**INSTRUCTION**:
Exactly repeat the material, dropping only the pictures.

# # # # #

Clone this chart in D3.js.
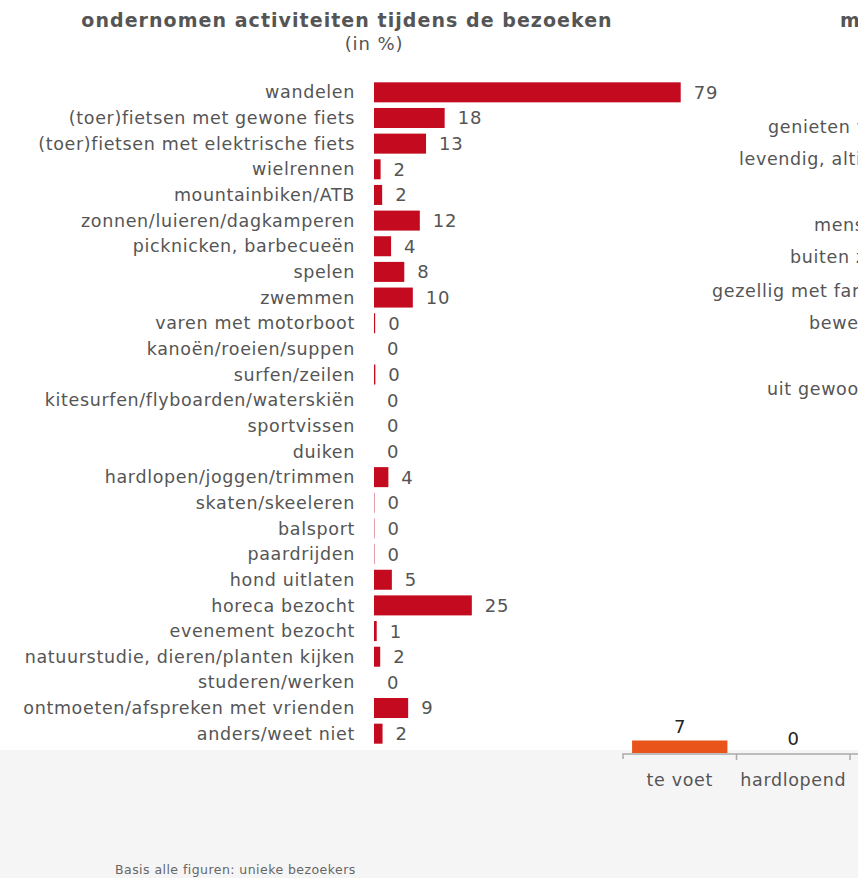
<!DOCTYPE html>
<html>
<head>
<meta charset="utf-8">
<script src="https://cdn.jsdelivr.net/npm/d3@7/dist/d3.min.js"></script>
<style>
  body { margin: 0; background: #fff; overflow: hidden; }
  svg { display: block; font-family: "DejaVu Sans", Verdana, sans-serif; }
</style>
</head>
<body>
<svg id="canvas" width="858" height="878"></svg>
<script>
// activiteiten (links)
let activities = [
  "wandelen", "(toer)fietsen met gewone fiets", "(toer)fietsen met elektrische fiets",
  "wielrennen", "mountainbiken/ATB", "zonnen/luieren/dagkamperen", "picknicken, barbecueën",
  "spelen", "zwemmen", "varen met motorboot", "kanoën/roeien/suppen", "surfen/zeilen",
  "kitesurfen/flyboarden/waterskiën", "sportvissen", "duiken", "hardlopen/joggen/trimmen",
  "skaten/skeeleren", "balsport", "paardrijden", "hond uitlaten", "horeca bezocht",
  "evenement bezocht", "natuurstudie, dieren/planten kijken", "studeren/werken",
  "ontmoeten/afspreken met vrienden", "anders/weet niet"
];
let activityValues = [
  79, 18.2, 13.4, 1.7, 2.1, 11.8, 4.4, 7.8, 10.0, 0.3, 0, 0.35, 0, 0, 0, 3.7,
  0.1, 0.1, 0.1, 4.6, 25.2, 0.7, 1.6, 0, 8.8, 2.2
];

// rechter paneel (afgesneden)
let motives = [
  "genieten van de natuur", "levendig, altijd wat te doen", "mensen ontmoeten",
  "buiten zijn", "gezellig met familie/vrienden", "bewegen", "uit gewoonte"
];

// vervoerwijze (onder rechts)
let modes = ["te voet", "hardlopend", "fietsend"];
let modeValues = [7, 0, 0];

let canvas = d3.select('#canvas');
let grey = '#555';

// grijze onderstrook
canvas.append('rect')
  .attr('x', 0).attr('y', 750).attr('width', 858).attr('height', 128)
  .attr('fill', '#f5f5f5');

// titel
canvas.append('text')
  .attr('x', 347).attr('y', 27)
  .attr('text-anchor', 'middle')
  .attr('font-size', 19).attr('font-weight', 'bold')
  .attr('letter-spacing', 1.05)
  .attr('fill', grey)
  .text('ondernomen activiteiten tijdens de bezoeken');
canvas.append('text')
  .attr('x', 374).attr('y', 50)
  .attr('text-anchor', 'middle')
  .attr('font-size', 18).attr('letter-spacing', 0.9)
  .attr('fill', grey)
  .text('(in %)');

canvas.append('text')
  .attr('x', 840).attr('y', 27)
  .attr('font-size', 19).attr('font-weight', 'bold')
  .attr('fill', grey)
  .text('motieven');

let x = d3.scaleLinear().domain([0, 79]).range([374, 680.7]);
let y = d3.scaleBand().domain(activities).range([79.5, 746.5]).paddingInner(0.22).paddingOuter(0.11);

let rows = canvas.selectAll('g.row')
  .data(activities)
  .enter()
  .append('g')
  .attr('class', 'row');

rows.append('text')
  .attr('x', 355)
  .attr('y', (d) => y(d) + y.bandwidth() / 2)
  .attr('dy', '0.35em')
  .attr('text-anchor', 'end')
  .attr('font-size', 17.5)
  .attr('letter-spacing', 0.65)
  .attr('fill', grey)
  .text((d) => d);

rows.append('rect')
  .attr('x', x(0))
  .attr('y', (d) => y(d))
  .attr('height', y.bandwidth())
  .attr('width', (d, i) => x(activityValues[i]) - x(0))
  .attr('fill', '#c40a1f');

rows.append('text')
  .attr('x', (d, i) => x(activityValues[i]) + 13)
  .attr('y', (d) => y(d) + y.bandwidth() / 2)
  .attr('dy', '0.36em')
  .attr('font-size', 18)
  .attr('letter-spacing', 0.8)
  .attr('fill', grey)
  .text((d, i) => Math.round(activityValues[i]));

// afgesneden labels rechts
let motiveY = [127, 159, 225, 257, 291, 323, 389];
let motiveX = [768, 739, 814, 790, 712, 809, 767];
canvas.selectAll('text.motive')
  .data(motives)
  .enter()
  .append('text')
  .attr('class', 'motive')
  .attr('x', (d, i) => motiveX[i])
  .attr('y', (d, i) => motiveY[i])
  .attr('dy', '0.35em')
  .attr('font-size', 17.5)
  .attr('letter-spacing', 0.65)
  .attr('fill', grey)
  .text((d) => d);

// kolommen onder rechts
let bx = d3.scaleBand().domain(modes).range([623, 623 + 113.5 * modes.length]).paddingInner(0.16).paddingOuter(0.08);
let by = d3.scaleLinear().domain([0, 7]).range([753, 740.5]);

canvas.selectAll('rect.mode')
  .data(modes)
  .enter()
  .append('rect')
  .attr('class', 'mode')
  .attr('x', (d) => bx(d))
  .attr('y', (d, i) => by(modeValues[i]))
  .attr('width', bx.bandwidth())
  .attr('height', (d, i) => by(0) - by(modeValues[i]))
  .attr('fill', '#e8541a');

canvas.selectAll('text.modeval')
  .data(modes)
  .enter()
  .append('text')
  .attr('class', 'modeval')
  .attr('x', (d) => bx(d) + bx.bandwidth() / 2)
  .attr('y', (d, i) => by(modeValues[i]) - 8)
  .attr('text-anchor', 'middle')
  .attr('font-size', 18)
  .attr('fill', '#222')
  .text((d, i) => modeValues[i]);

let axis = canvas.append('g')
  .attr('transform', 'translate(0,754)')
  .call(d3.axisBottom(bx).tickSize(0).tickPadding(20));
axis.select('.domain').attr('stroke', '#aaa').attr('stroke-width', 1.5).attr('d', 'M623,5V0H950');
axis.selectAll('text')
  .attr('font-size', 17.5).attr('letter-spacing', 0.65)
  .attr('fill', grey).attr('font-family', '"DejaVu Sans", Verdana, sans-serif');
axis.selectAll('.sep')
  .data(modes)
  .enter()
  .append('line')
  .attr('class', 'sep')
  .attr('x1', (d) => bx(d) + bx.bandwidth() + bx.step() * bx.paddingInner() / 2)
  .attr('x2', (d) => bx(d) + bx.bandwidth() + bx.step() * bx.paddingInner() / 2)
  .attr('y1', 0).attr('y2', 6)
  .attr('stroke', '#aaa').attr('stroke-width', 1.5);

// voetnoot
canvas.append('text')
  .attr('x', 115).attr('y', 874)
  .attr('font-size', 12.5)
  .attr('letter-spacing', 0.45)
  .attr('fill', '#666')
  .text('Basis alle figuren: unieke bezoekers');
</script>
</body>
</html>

# # # # #

**WORKED ANSWER**:
Clone this chart in D3.js.
<!DOCTYPE html>
<html>
<head>
<meta charset="utf-8">
<script src="https://cdn.jsdelivr.net/npm/d3@7/dist/d3.min.js"></script>
<style>
  body { margin: 0; background: #fff; overflow: hidden; }
  svg { display: block; font-family: "DejaVu Sans", Verdana, sans-serif; }
</style>
</head>
<body>
<svg id="canvas" width="858" height="878"></svg>
<script>
// activiteiten (links)
let activities = [
  "wandelen", "(toer)fietsen met gewone fiets", "(toer)fietsen met elektrische fiets",
  "wielrennen", "mountainbiken/ATB", "zonnen/luieren/dagkamperen", "picknicken, barbecueën",
  "spelen", "zwemmen", "varen met motorboot", "kanoën/roeien/suppen", "surfen/zeilen",
  "kitesurfen/flyboarden/waterskiën", "sportvissen", "duiken", "hardlopen/joggen/trimmen",
  "skaten/skeeleren", "balsport", "paardrijden", "hond uitlaten", "horeca bezocht",
  "evenement bezocht", "natuurstudie, dieren/planten kijken", "studeren/werken",
  "ontmoeten/afspreken met vrienden", "anders/weet niet"
];
let activityValues = [
  79, 18.2, 13.4, 1.7, 2.1, 11.8, 4.4, 7.8, 10.0, 0.3, 0, 0.35, 0, 0, 0, 3.7,
  0.1, 0.1, 0.1, 4.6, 25.2, 0.7, 1.6, 0, 8.8, 2.2
];

// rechter paneel (afgesneden)
let motives = [
  "genieten van de natuur", "levendig, altijd wat te doen", "mensen ontmoeten",
  "buiten zijn", "gezellig met familie/vrienden", "bewegen", "uit gewoonte"
];

// vervoerwijze (onder rechts)
let modes = ["te voet", "hardlopend", "fietsend"];
let modeValues = [7, 0, 0];

let canvas = d3.select('#canvas');
let grey = '#555';

// grijze onderstrook
canvas.append('rect')
  .attr('x', 0).attr('y', 750).attr('width', 858).attr('height', 128)
  .attr('fill', '#f5f5f5');

// titel
canvas.append('text')
  .attr('x', 347).attr('y', 27)
  .attr('text-anchor', 'middle')
  .attr('font-size', 19).attr('font-weight', 'bold')
  .attr('letter-spacing', 1.05)
  .attr('fill', grey)
  .text('ondernomen activiteiten tijdens de bezoeken');
canvas.append('text')
  .attr('x', 374).attr('y', 50)
  .attr('text-anchor', 'middle')
  .attr('font-size', 18).attr('letter-spacing', 0.9)
  .attr('fill', grey)
  .text('(in %)');

canvas.append('text')
  .attr('x', 840).attr('y', 27)
  .attr('font-size', 19).attr('font-weight', 'bold')
  .attr('fill', grey)
  .text('motieven');

let x = d3.scaleLinear().domain([0, 79]).range([374, 680.7]);
let y = d3.scaleBand().domain(activities).range([79.5, 746.5]).paddingInner(0.22).paddingOuter(0.11);

let rows = canvas.selectAll('g.row')
  .data(activities)
  .enter()
  .append('g')
  .attr('class', 'row');

rows.append('text')
  .attr('x', 355)
  .attr('y', (d) => y(d) + y.bandwidth() / 2)
  .attr('dy', '0.35em')
  .attr('text-anchor', 'end')
  .attr('font-size', 17.5)
  .attr('letter-spacing', 0.65)
  .attr('fill', grey)
  .text((d) => d);

rows.append('rect')
  .attr('x', x(0))
  .attr('y', (d) => y(d))
  .attr('height', y.bandwidth())
  .attr('width', (d, i) => x(activityValues[i]) - x(0))
  .attr('fill', '#c40a1f');

rows.append('text')
  .attr('x', (d, i) => x(activityValues[i]) + 13)
  .attr('y', (d) => y(d) + y.bandwidth() / 2)
  .attr('dy', '0.36em')
  .attr('font-size', 18)
  .attr('letter-spacing', 0.8)
  .attr('fill', grey)
  .text((d, i) => Math.round(activityValues[i]));

// afgesneden labels rechts
let motiveY = [127, 159, 225, 257, 291, 323, 389];
let motiveX = [768, 739, 814, 790, 712, 809, 767];
canvas.selectAll('text.motive')
  .data(motives)
  .enter()
  .append('text')
  .attr('class', 'motive')
  .attr('x', (d, i) => motiveX[i])
  .attr('y', (d, i) => motiveY[i])
  .attr('dy', '0.35em')
  .attr('font-size', 17.5)
  .attr('letter-spacing', 0.65)
  .attr('fill', grey)
  .text((d) => d);

// kolommen onder rechts
let bx = d3.scaleBand().domain(modes).range([623, 623 + 113.5 * modes.length]).paddingInner(0.16).paddingOuter(0.08);
let by = d3.scaleLinear().domain([0, 7]).range([753, 740.5]);

canvas.selectAll('rect.mode')
  .data(modes)
  .enter()
  .append('rect')
  .attr('class', 'mode')
  .attr('x', (d) => bx(d))
  .attr('y', (d, i) => by(modeValues[i]))
  .attr('width', bx.bandwidth())
  .attr('height', (d, i) => by(0) - by(modeValues[i]))
  .attr('fill', '#e8541a');

canvas.selectAll('text.modeval')
  .data(modes)
  .enter()
  .append('text')
  .attr('class', 'modeval')
  .attr('x', (d) => bx(d) + bx.bandwidth() / 2)
  .attr('y', (d, i) => by(modeValues[i]) - 8)
  .attr('text-anchor', 'middle')
  .attr('font-size', 18)
  .attr('fill', '#222')
  .text((d, i) => modeValues[i]);

let axis = canvas.append('g')
  .attr('transform', 'translate(0,754)')
  .call(d3.axisBottom(bx).tickSize(0).tickPadding(20));
axis.select('.domain').attr('stroke', '#aaa').attr('stroke-width', 1.5).attr('d', 'M623,5V0H950');
axis.selectAll('text')
  .attr('font-size', 17.5).attr('letter-spacing', 0.65)
  .attr('fill', grey).attr('font-family', '"DejaVu Sans", Verdana, sans-serif');
axis.selectAll('.sep')
  .data(modes)
  .enter()
  .append('line')
  .attr('class', 'sep')
  .attr('x1', (d) => bx(d) + bx.bandwidth() + bx.step() * bx.paddingInner() / 2)
  .attr('x2', (d) => bx(d) + bx.bandwidth() + bx.step() * bx.paddingInner() / 2)
  .attr('y1', 0).attr('y2', 6)
  .attr('stroke', '#aaa').attr('stroke-width', 1.5);

// voetnoot
canvas.append('text')
  .attr('x', 115).attr('y', 874)
  .attr('font-size', 12.5)
  .attr('letter-spacing', 0.45)
  .attr('fill', '#666')
  .text('Basis alle figuren: unieke bezoekers');
</script>
</body>
</html>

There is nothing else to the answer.